Monday, March 05, 2012

last thoughts on a grey day

'The evening trembles and is sad
A shadow runs across the grass
And disappears into the darkening pines.'
---Carol Ann Duffy
(note: didn't like a word, so I took it out).


'But from time's rot
it is toward another time we keep our root
known.'
---Duncan.

'How to live?' This is a question only a dead person asks or-and this may amount to the same thing-a philosopher. One can live by reading books, which is not to live very much, or one can live not reading very much, which is not to live at all. A sentence by Wiggins. By the time you reach mid-stream you've forgotten how things started. Very apt metaphor for middle age, I guess.

"Oh, so that's what it is" she says, chuckling to herself, the years yet to creep up on her. But like Dorian Gray, I bet there's a picture of her somewhere...

Sticking with Carol A. the other day a rather obnoxious person asked me where I was from. I tried the " Er...originally?". Didn't work. Hesitation over origins is a cardinal sin amongst the feudals since pedigree or delusions of it are all that count, all that can count.

What strikes you, on the other hand, is the sheer randomness of it all. The disparities in opportunities, incomes, lifestyles is absurd. The very same chap is on a mission...."I'm going to faack the maulvis, I'm going to faack them, my dear" he says. (Yeah, affected, I know!). He wants me to draw up a list of them and hand them over to him. I wanna say in my jewish accent, "hey, you think I'm Oskar Schindler already?
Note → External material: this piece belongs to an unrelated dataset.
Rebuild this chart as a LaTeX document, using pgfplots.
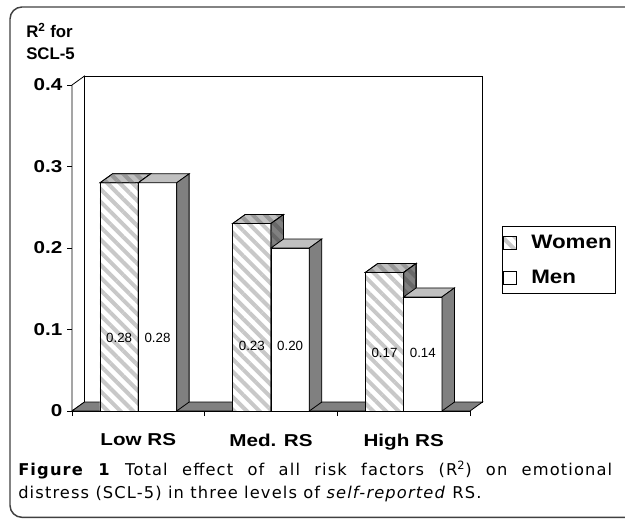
\documentclass[border=0pt]{standalone}
\usepackage{fontspec}
\setmainfont{Liberation Sans}
\newfontfamily\tickfont{Liberation Sans}[FakeStretch=1.2]
\newfontfamily\legfont{Liberation Sans}[FakeStretch=1.15]
\newfontfamily\capfont{DejaVu Sans}[LetterSpace=7]
\usepackage{pgfplots}
\pgfplotsset{compat=1.18}
\usetikzlibrary{patterns.meta}
\definecolor{stripe}{HTML}{C8C8C8}
\definecolor{topgray}{HTML}{C0C0C0}
\definecolor{sidegray}{HTML}{808080}
\definecolor{topstripe}{HTML}{989898}
\definecolor{sidestripe}{HTML}{686868}
\definecolor{framecol}{HTML}{404040}
\tikzset{
  wfront/.style={draw=black, line width=0.6pt, preaction={fill=white}, pattern={Lines[angle=-45,distance=6.7pt,line width=3pt]}, pattern color=stripe},
  wtop/.style={draw=black, line width=0.6pt, preaction={fill=topgray}, pattern={Lines[angle=-45,distance=6.7pt,line width=3pt]}, pattern color=topstripe},
  wside/.style={draw=black, line width=0.6pt, preaction={fill=sidegray}, pattern={Lines[angle=-45,distance=6.7pt,line width=3pt]}, pattern color=sidestripe},
  mfront/.style={draw=black, line width=0.6pt, fill=white},
  mtop/.style={draw=black, line width=0.6pt, fill=topgray},
  mside/.style={draw=black, line width=0.6pt, fill=sidegray},
}
\begin{document}
\begin{tikzpicture}
\useasboundingbox (0,0) rectangle (468.75pt,388.5pt);
\draw[framecol, line width=1.1pt, rounded corners=9pt] (7.5pt,0.5pt) -- (7.5pt,383.25pt) -- (480pt,383.25pt) -- (480pt,0.5pt) -- cycle;
\node[anchor=base west, inner sep=0pt, font={\fontsize{12.6}{15}\selectfont\bfseries}] at (19.5pt,360.2pt) {R\textsuperscript{2} for};
\node[anchor=base west, inner sep=0pt, font={\fontsize{12.6}{15}\selectfont\bfseries}] at (19.5pt,343.5pt) {SCL-5};
\begin{axis}[
  at={(54pt,80.25pt)}, anchor=south west, scale only axis,
  width=298.5pt, height=244.5pt,
  xmin=0, xmax=3, ymin=0, ymax=0.4, clip=false, no markers,
  axis x line*=bottom, axis y line*=left,
  axis line style={line width=0.6pt, black, -},
  tick align=outside, major tick length=3.75pt,
  tick style={line width=0.6pt, black},
  xtick={0,1,2,3}, xticklabels={,,,},
  extra x ticks={0.5,1.5,2.5},
  extra x tick labels={Low RS, Med. RS, High RS},
  extra x tick style={major tick length=0pt, tick label style={yshift=-13.5pt}},
  ytick={0,0.1,0.2,0.3,0.4}, yticklabels={0,0.1,0.2,0.3,0.4},
  tick label style={font={\fontsize{12.9}{15}\tickfont\bfseries}},
  legend cell align=left,
  legend style={at={(1.0804,0.566)}, anchor=north west, draw=black, line width=0.6pt,
    font={\fontsize{14.6}{17}\legfont\bfseries}, inner xsep=0.5pt, inner ysep=4pt, row sep=11pt,
    /tikz/every odd column/.append style={column sep=9pt}},
]
% walls and floor
\addplot[mfront, forget plot] coordinates {(0,0) (0,0.4) (0.094,0.411) (0.094,0.011)} -- cycle;
\addplot[mfront, forget plot] coordinates {(0.094,0.011) (3.094,0.011) (3.094,0.411) (0.094,0.411)} -- cycle;
\addplot[mside, forget plot] coordinates {(0,0) (3,0) (3.094,0.011) (0.094,0.011)} -- cycle;
% Women
\addplot[ybar, bar width=0.289, bar shift=-0.1445, wfront,
  legend image code/.code={\draw[wfront] (6.5pt,-4.8pt) rectangle (16.1pt,4.8pt);}]
  coordinates {(0.5,0.28) (1.5,0.23) (2.5,0.17)};
\addlegendentry{Women}
\addplot[wtop, forget plot] coordinates {(0.211,0.28) (0.5,0.28) (0.594,0.291) (0.305,0.291)} -- cycle;
\addplot[wtop, forget plot] coordinates {(1.211,0.23) (1.5,0.23) (1.594,0.241) (1.305,0.241)} -- cycle;
\addplot[wtop, forget plot] coordinates {(2.211,0.17) (2.5,0.17) (2.594,0.181) (2.305,0.181)} -- cycle;
\addplot[wside, forget plot] coordinates {(0.5,0) (0.5,0.28) (0.594,0.291) (0.594,0.011)} -- cycle;
\addplot[wside, forget plot] coordinates {(1.5,0) (1.5,0.23) (1.594,0.241) (1.594,0.011)} -- cycle;
\addplot[wside, forget plot] coordinates {(2.5,0) (2.5,0.17) (2.594,0.181) (2.594,0.011)} -- cycle;
% Men
\addplot[ybar, bar width=0.289, bar shift=0.1445, mfront,
  legend image code/.code={\draw[mfront] (6.5pt,-4.8pt) rectangle (16.1pt,4.8pt);}]
  coordinates {(0.5,0.28) (1.5,0.20) (2.5,0.14)};
\addlegendentry{Men}
\addplot[mtop, forget plot] coordinates {(0.5,0.28) (0.789,0.28) (0.883,0.291) (0.594,0.291)} -- cycle;
\addplot[mtop, forget plot] coordinates {(1.5,0.20) (1.789,0.20) (1.883,0.211) (1.594,0.211)} -- cycle;
\addplot[mtop, forget plot] coordinates {(2.5,0.14) (2.789,0.14) (2.883,0.151) (2.594,0.151)} -- cycle;
\addplot[mside, forget plot] coordinates {(0.789,0) (0.789,0.28) (0.883,0.291) (0.883,0.011)} -- cycle;
\addplot[mside, forget plot] coordinates {(1.789,0) (1.789,0.20) (1.883,0.211) (1.883,0.011)} -- cycle;
\addplot[mside, forget plot] coordinates {(2.789,0) (2.789,0.14) (2.883,0.151) (2.883,0.011)} -- cycle;
\coordinate (w1) at (axis cs:0.3555,0.0896);
\coordinate (m1) at (axis cs:0.6445,0.0896);
\coordinate (w2) at (axis cs:1.3555,0.0798);
\coordinate (m2) at (axis cs:1.6445,0.0798);
\coordinate (w3) at (axis cs:2.3555,0.0712);
\coordinate (m3) at (axis cs:2.6445,0.0712);
\end{axis}
\begin{scope}[every node/.style={font={\fontsize{10}{11}\selectfont}, inner sep=0pt}]
\node at (w1) {0.28};
\node at (m1) {0.28};
\node at (w2) {0.23};
\node at (m2) {0.20};
\node at (w3) {0.17};
\node at (m3) {0.14};
\end{scope}
\node[anchor=base west, inner sep=0pt, font={\fontsize{12.2}{14}\capfont}] at (13.5pt,32.25pt)
  {\makebox[445.5pt][s]{\textbf{Figure 1} Total effect of all risk factors (R\textsuperscript{2}) on emotional}};
\node[anchor=base west, inner sep=0pt, font={\fontsize{12.2}{14}\capfont}] at (13.5pt,15pt)
  {distress (SCL-5) in three levels of \textit{self-reported} RS.};
\end{tikzpicture}
\end{document}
"They don't know who they're messing with" and so on and so forth. All very amusing. Like the old Lahori I am I try and fire him up a bit, get him foaming at the mouth. "Yeah, A, you have no idea what they've been doing to this place. Only someone with your power can make the difference and save us from them." He seems deeply satisfied with this answer, nods his head in agreement, and then proceeds to dunk his cake into his tea. So much for pedigree!